Think carefully about what 'net force' means — objects in constant velocity have zero net force, not zero force. Everyday examples like a book on a table or a hockey puck sliding on ice make the concept tangible.
Before Newton, the dominant view of motion — tracing back to Aristotle — was that objects naturally come to rest, and that motion requires a continuous cause. Push a cart and it eventually stops; that seems to confirm that rest is the natural state and motion needs explaining. Newton's First Law overturns this picture completely. The question is not "what keeps things moving?" but "what changes their motion?" Inertia is the property of matter that resists changes in velocity — not changes in position, but changes in *how fast and in what direction* something is moving.
The law states: an object at rest stays at rest, and an object moving at constant velocity stays moving at constant velocity, unless a net external force acts on it. The word "net" is critical. From your kinematics work, you know that an object sitting on a table is not moving, but it is not experiencing zero force — gravity pulls it down and the normal force pushes it up, and these cancel. What matters is the vector sum of all forces. When net force is zero, velocity is constant (which includes zero as a special case). When net force is nonzero, velocity changes — that is the content of Newton's Second Law, which this topic builds toward.

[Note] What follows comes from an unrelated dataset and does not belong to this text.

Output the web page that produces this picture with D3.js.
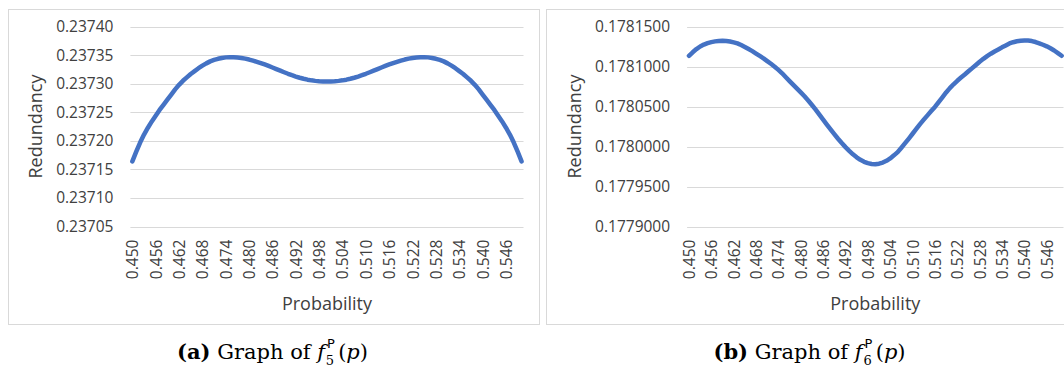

The reason everyday experience misleads us is friction. When you push a book across a table and let go, it slows down — but not because motion naturally fades, because friction is a real force decelerating it. Imagine the same book on a frictionless surface in space: it would continue at constant velocity indefinitely. The hockey puck on nearly-frictionless ice approaches this ideal. What Aristotle saw as "natural rest" is actually the result of pervasive friction in everyday environments. Remove the friction, and the Newtonian picture is revealed: no force is required to *maintain* motion, only to *change* it.
Newton's First Law also defines the concept of an inertial reference frame — a coordinate system that is not itself accelerating. In a braking car, objects appear to fly forward "by themselves," apparently violating the First Law. But there is no force on those objects; it is the car (and your reference frame) that is decelerating. Newton's laws hold cleanly only from inertial frames. This is not a technicality but a foundational point: it sets the stage for all subsequent mechanics. Once you know what frame you are in and what forces are acting, the entire motion of a system is determined. The First Law tells you when no determination is needed — when things are simply left alone to continue doing what they are already doing.